Por la mañana anda una hora al día con su tacataca y acompañada de una trabajadora de ayuda a domicilio, que viene dos horas al día para pasear y recogerle la casa. Ella se encarga de la comida y de su ropa. Su otra gran afición es hacer punto. Este año ha hecho nueve mantas para su familia. “El punto me da la vida, cuando no estoy con las flores, estoy con el punto”, confiesa la última vecina del número 15 de la Cruz Vieja, que nunca se ha planteado marcharse de la casa en la que ha criado a sus cuatro hijos y donde sus nuevos vecinos “entran y salen” y vienen de todo el mundo para instalarse en los 16 apartamentos que se han ido que los nietos de Pilar Aranda han ido adecentando a medida de que los antiguos vecinos se marchaban.
“No he notado tanto el cambio porque a la par que se iban quedando vacíos, han ido haciendo apartamentos. No ha sido de un día para otro. Yo vivo aquí muy bien, no me siento sola”, apunta la protagonista de más de una foto de recuerdo que se llevan los clientes de su estancia. “Si no estoy regando en el patio, estoy haciendo punto. Todo el que entra se lleva fotos de recuerdo y a todos se lo digo: no llevarme muy lejos”, dice divertida. Pero es que además de jardinera, también ha hecho sus pinitos como recepcionista. Podría decirse en su caso, que lo mismo está para un roto que para un descosido. “Todos son muy amables, vienen de todos sitios y si necesitan algo siempre acuden a mi puerta. Me piden de todo (risas) y si lo tienes, ¿no se lo vas a dar?”. “El otro día un muchacho me preguntaba si tenía un poco d sal para la ensalada. ¿Necesitarás también aceite y vinagre, no?”, le respondió mientras se lo preparaba. Aguja, dedal y hasta una puntilla ha llegado a buscar para pegar un tacón que se le había roto a una inquilina que se iba de boda. Ya echaba de menos ese ajetreo tras el estallido de la pandemia.

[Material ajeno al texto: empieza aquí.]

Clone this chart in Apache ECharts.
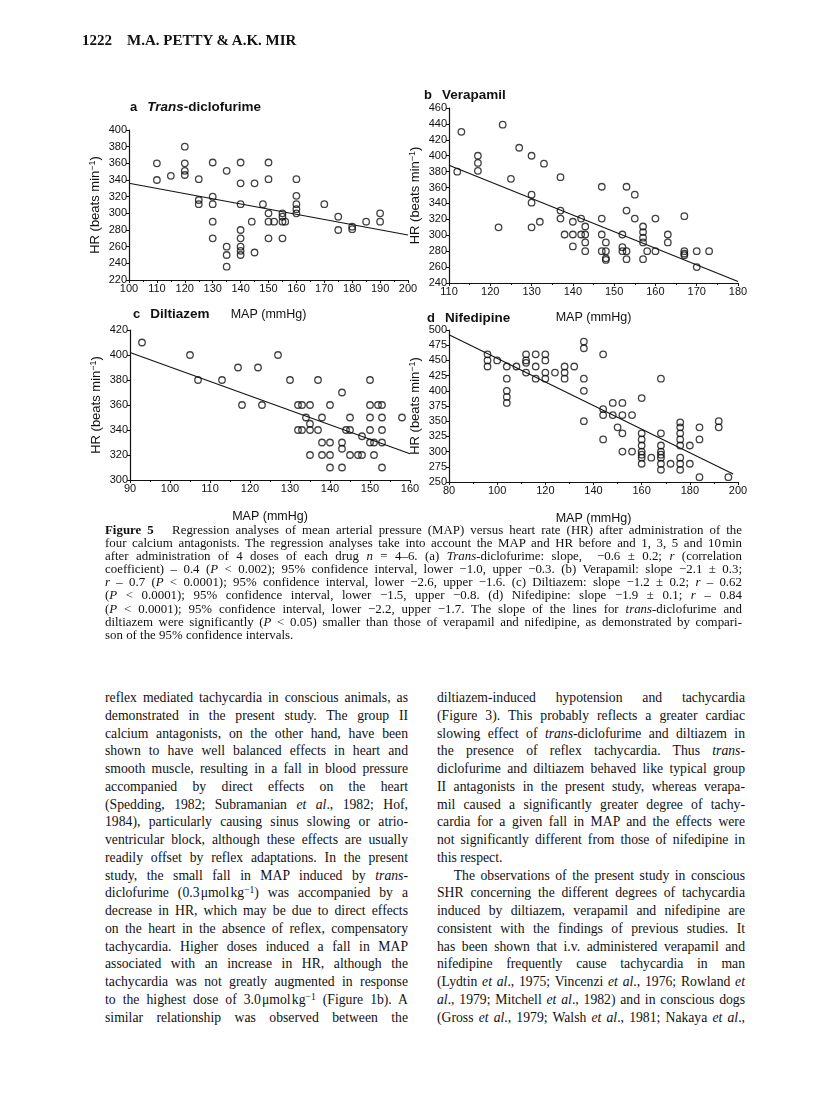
<!DOCTYPE html>
<html>
<head>
<meta charset="utf-8">
<script src="https://cdn.jsdelivr.net/npm/echarts@6/dist/echarts.min.js"></script>
<style>
  html, body { margin: 0; padding: 0; background: #fff; }
  #page { position: relative; width: 816px; height: 1099px; overflow: hidden; }
  #chart { position: absolute; left: 0; top: 0; width: 816px; height: 540px; }
  .txt { position: absolute; font-family: "Liberation Serif", "DejaVu Serif", serif; color: #111; }
  .j { text-align: justify; text-align-last: justify; white-space: nowrap; }
  .l { text-align: left; white-space: nowrap; }
  #header { left: 82px; top: 32px; font-size: 15px; font-weight: bold; }
  #caption { left: 105px; top: 524px; width: 637px; font-size: 12.9px; line-height: 13.1px; }
  #colL { left: 105px; top: 689px; width: 303px; font-size: 13.7px; line-height: 17.75px; }
  #colR { left: 437px; top: 689px; width: 308px; font-size: 13.7px; line-height: 17.75px; }
  sup { font-size: 70%; line-height: 0; vertical-align: 0.45em; }
</style>
</head>
<body>
<div id="page">
  <div id="chart"></div>
  <div id="header" class="txt">1222&nbsp;&nbsp;&nbsp;&nbsp;M.A. PETTY &amp; A.K. MIR</div>
  <div id="caption" class="txt">
    <div class="j"><b>Figure 5</b>&nbsp;&nbsp; Regression analyses of mean arterial pressure (MAP) versus heart rate (HR) after administration of the</div>
    <div class="j">four calcium antagonists. The regression analyses take into account the MAP and HR before and 1, 3, 5 and 10&#8202;min</div>
    <div class="j">after administration of 4 doses of each drug <i>n</i> = 4–6. (a) <i>Trans</i>-diclofurime: slope, &nbsp;−0.6 ± 0.2; <i>r</i> (correlation</div>
    <div class="j">coefficient) – 0.4 (<i>P</i> &lt; 0.002); 95% confidence interval, lower −1.0, upper −0.3. (b) Verapamil: slope −2.1 ± 0.3;</div>
    <div class="j"><i>r</i> – 0.7 (<i>P</i> &lt; 0.0001); 95% confidence interval, lower −2.6, upper −1.6. (c) Diltiazem: slope −1.2 ± 0.2; <i>r</i> – 0.62</div>
    <div class="j">(<i>P</i> &lt; 0.0001); 95% confidence interval, lower −1.5, upper −0.8. (d) Nifedipine: slope −1.9 ± 0.1; <i>r</i> – 0.84</div>
    <div class="j">(<i>P</i> &lt; 0.0001); 95% confidence interval, lower −2.2, upper −1.7. The slope of the lines for <i>trans</i>-diclofurime and</div>
    <div class="j">diltiazem were significantly (<i>P</i> &lt; 0.05) smaller than those of verapamil and nifedipine, as demonstrated by compari-</div>
    <div class="l">son of the 95% confidence intervals.</div>
  </div>
  <div id="colL" class="txt">
    <div class="j">reflex mediated tachycardia in conscious animals, as</div>
    <div class="j">demonstrated in the present study. The group II</div>
    <div class="j">calcium antagonists, on the other hand, have been</div>
    <div class="j">shown to have well balanced effects in heart and</div>
    <div class="j">smooth muscle, resulting in a fall in blood pressure</div>
    <div class="j">accompanied by direct effects on the heart</div>
    <div class="j">(Spedding, 1982; Subramanian <i>et al</i>., 1982; Hof,</div>
    <div class="j">1984), particularly causing sinus slowing or atrio-</div>
    <div class="j">ventricular block, although these effects are usually</div>
    <div class="j">readily offset by reflex adaptations. In the present</div>
    <div class="j">study, the small fall in MAP induced by <i>trans</i>-</div>
    <div class="j">diclofurime (0.3&#8202;μmol&#8202;kg<sup>−1</sup>) was accompanied by a</div>
    <div class="j">decrease in HR, which may be due to direct effects</div>
    <div class="j">on the heart in the absence of reflex, compensatory</div>
    <div class="j">tachycardia. Higher doses induced a fall in MAP</div>
    <div class="j">associated with an increase in HR, although the</div>
    <div class="j">tachycardia was not greatly augmented in response</div>
    <div class="j">to the highest dose of 3.0&#8202;μmol&#8202;kg<sup>−1</sup> (Figure 1b). A</div>
    <div class="j">similar relationship was observed between the</div>
  </div>
  <div id="colR" class="txt">
    <div class="j">diltiazem-induced hypotension and tachycardia</div>
    <div class="j">(Figure 3). This probably reflects a greater cardiac</div>
    <div class="j">slowing effect of <i>trans</i>-diclofurime and diltiazem in</div>
    <div class="j">the presence of reflex tachycardia. Thus <i>trans</i>-</div>
    <div class="j">diclofurime and diltiazem behaved like typical group</div>
    <div class="j">II antagonists in the present study, whereas verapa-</div>
    <div class="j">mil caused a significantly greater degree of tachy-</div>
    <div class="j">cardia for a given fall in MAP and the effects were</div>
    <div class="j">not significantly different from those of nifedipine in</div>
    <div class="l">this respect.</div>
    <div class="j">&nbsp;&nbsp;&nbsp;The observations of the present study in conscious</div>
    <div class="j">SHR concerning the different degrees of tachycardia</div>
    <div class="j">induced by diltiazem, verapamil and nifedipine are</div>
    <div class="j">consistent with the findings of previous studies. It</div>
    <div class="j">has been shown that i.v. administered verapamil and</div>
    <div class="j">nifedipine frequently cause tachycardia in man</div>
    <div class="j">(Lydtin <i>et al</i>., 1975; Vincenzi <i>et al</i>., 1976; Rowland <i>et</i></div>
    <div class="j"><i>al</i>., 1979; Mitchell <i>et al</i>., 1982) and in conscious dogs</div>
    <div class="j">(Gross <i>et al</i>., 1979; Walsh <i>et al</i>., 1981; Nakaya <i>et al</i>.,</div>
  </div>
</div>
<script>
// (a) trans-diclofurime: [MAP, HR]
const transPts = [
  [110,360],[110,340],[115,345],[120,380],[120,360],[120,351],[120,346],[125,341],[125,316],[125,311],
  [130,361],[130,320],[130,311],[130,290],[130,270],[135,351],[135,260],[135,250],[135,236],
  [140,361],[140,336],[140,311],[140,280],[140,270],[140,260],[140,255],[140,250],[144,290],
  [145,336],[145,253],[148,311],[150,361],[150,341],[150,300],[150,290],[150,270],[152,290],
  [155,300],[155,296],[155,290],[156,290],[155,270],[160,341],[160,321],[160,311],[160,305],[160,300],
  [170,311],[175,296],[175,280],[180,284],[180,281],[185,290],[190,300],[190,290]
]
const transLine = [[100,336],[200,274]]

// (b) verapamil
const veraPts = [
  [112,380],[113,430],[117,400],[117,391],[117,381],[122,310],[123,439],[125,371],[127,410],
  [130,400],[130,351],[130,341],[130,310],[132,317],[133,390],[137,373],[137,331],[137,321],
  [138,301],[140,317],[140,301],[140,286],[142,321],[142,301],[143,311],[143,301],[143,291],[143,280],
  [147,361],[147,321],[147,301],[147,280],[148,291],[148,280],[148,271],[148,269],
  [152,301],[152,285],[152,280],[153,361],[153,331],[153,280],[153,270],[155,351],[155,321],
  [157,311],[157,304],[157,297],[157,291],[157,270],[158,280],[160,321],[160,280],
  [163,301],[163,291],[167,324],[167,280],[167,277],[167,275],[170,280],[170,260],[173,280]
]
const veraLine = [[110,388],[180,242]]

// (c) diltiazem
const diltPts = [
  [93,410],[105,400],[107,380],[113,380],[117,390],[118,360],[122,390],[123,360],[127,400],[130,380],
  [132,360],[133,360],[132,340],[133,340],[134,350],[135,360],[135,345],[135,340],[135,320],
  [137,340],[137,380],[138,350],[138,330],[138,320],[140,360],[140,330],[140,320],[140,310],
  [143,370],[143,330],[143,325],[143,310],[144,340],[145,350],[145,340],[145,320],[147,320],
  [148,320],[148,335],[150,380],[150,360],[150,350],[150,340],[150,330],[151,330],[151,320],
  [152,360],[153,360],[153,350],[153,340],[153,330],[153,310],[158,350]
]
const diltLine = [[90,402],[160,321]]

// (d) nifedipine
const nifePts = [
  [96,460],[96,450],[96,440],[100,450],[104,440],[104,420],[104,400],[104,390],[104,380],[108,440],
  [112,460],[112,450],[112,446],[112,430],[116,460],[116,440],[116,420],[120,460],[120,450],[120,430],
  [120,420],[124,430],[128,440],[128,430],[128,420],[132,440],[136,481],[136,470],[136,420],[136,400],
  [136,350],[144,460],[144,370],[144,360],[144,320],[148,380],[148,360],[150,340],[152,380],[152,360],
  [152,330],[152,300],[156,360],[156,300],[160,388],[160,330],[160,320],[160,310],[160,300],[160,295],
  [160,290],[160,280],[164,290],[168,420],[168,330],[168,310],[168,300],[168,295],[168,290],[168,280],
  [168,270],[172,280],[176,348],[176,340],[176,330],[176,320],[176,310],[176,290],[176,280],[176,270],
  [180,310],[180,280],[184,340],[184,320],[184,258],[192,350],[192,340],[196,258]
]
const nifeLine = [[80,492],[198,263]]

const xRanges = [[100,200,10],[110,180,10],[90,160,10],[80,200,20]]
const yRanges = [[220,400,20],[240,460,20],[300,420,20],[250,500,25]]

const chart = echarts.init(document.getElementById('chart'))

const grids = [
  { left: 129, top: 130, width: 279, height: 150 },
  { left: 449, top: 108, width: 289, height: 175 },
  { left: 130, top: 330, width: 280, height: 150 },
  { left: 449, top: 330, width: 289, height: 152 }
]

const sans = "'Liberation Sans', 'DejaVu Sans', sans-serif"
const ink = '#111'

const hrName = '{a|HR (beats min}{s|−1}{a|)}'
const hrRich = {
  a: { fontSize: 13, fontFamily: sans, color: ink },
  s: { fontSize: 9, fontFamily: sans, color: ink, verticalAlign: 'top', padding: [0, 0, 6, 0] }
}

const xAxes = xRanges.map((r, i) => ({
  type: 'value', gridIndex: i, min: r[0], max: r[1], interval: r[2],
  name: 'MAP (mmHg)', nameLocation: 'middle', nameGap: i < 2 ? 28 : 30,
  nameTextStyle: { fontSize: 12.5, fontFamily: sans, color: ink },
  axisLine: { lineStyle: { color: ink, width: 1.2 } },
  axisTick: { length: 3, lineStyle: { color: ink } },
  minorTick: { show: true, splitNumber: 2, length: 2, lineStyle: { color: ink } },
  axisLabel: { fontSize: 11, fontFamily: sans, color: ink, margin: 3 },
  splitLine: { show: false }
}))

const yAxes = yRanges.map((r, i) => ({
  type: 'value', gridIndex: i, min: r[0], max: r[1], interval: r[2],
  name: hrName, nameLocation: 'middle', nameGap: 26, nameRotate: 90,
  nameTextStyle: { rich: hrRich },
  axisLine: { show: true, lineStyle: { color: ink, width: 1.2 } },
  axisTick: { show: true, length: 3, lineStyle: { color: ink } },
  axisLabel: { fontSize: 11, fontFamily: sans, color: ink, margin: 2 },
  splitLine: { show: false }
}))

const ptSets = [transPts, veraPts, diltPts, nifePts]
const lineSets = [transLine, veraLine, diltLine, nifeLine]

const series = []
ptSets.forEach((pts, i) => {
  series.push({
    type: 'line', xAxisIndex: i, yAxisIndex: i, data: lineSets[i],
    showSymbol: false, silent: true, z: 1,
    lineStyle: { color: ink, width: 1.1 }
  })
  series.push({
    type: 'scatter', xAxisIndex: i, yAxisIndex: i, data: pts,
    symbol: 'circle', symbolSize: 6.5, z: 2,
    itemStyle: { color: 'rgba(255,255,255,0)', borderColor: ink, borderWidth: 1.3 }
  })
})

const titleRich = {
  b: { fontSize: 13, fontWeight: 'bold', fontFamily: sans, color: ink },
  n: { fontSize: 13.5, fontFamily: sans, color: ink },
  i: { fontSize: 13.5, fontStyle: 'italic', fontFamily: sans, color: ink }
}
const titles = [
  { left: 125, top: 93, text: '{b|a}  {i|Trans}{n|-diclofurime}' },
  { left: 419, top: 81, text: '{b|b}  {n|Verapamil}' },
  { left: 128, top: 300, text: '{b|c}  {n|Diltiazem}' },
  { left: 422, top: 304, text: '{b|d}  {n|Nifedipine}' }
].map(t => Object.assign(t, { textStyle: { rich: titleRich } }))

chart.setOption({
  animation: false,
  title: titles,
  grid: grids,
  xAxis: xAxes,
  yAxis: yAxes,
  series: series
})
</script>
</body>
</html>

El confinamiento lo pasó con su hermana en El Cuervo y luego en Jerez en casa de una hija, pero cuando las cosas estuvieron más calmadas, volvió a casa. No había inquilinos, pero sí un trabajador las 24 horas del día para proteger la finca de robos. Beatriz nunca se ha planteado irse de la casa en la que ha criado a sus cuatro hijos, ni siquiera cuando murió su marido Santiago hace cuatro años. Se emociona cuando recuerda los últimos días junto a él. “Cuando me quedé sola mis hijos me pusieron la condición de quedarme aquí con la teleasistencia para poder llamarles si me pasa algo. Y ya cuando me vaya que Dios me lleve y ya está. Mientras pueda mantenerme sola, yo no me voy a ningún sitio. Aquí vivo muy tranquila, en el centro, lo tengo todo a mano”.
El otro día, en uno de sus paseos diarios, un vecino se le acercó para saludarla. “Me dijo: a usted no le pega el tacataca, porque usted ha trabajado mucho en esta casa para verla así”. Beatriz ríe a carcajadas rememorando la anécdota. “Hijo qué le vamos a hacer, por lo menos me puedo mover, yo le doy gracias a Dios de que puedo salir a la calle”, le respondió la vecina “que siempre está" en el número 15 de la Cruz Vieja.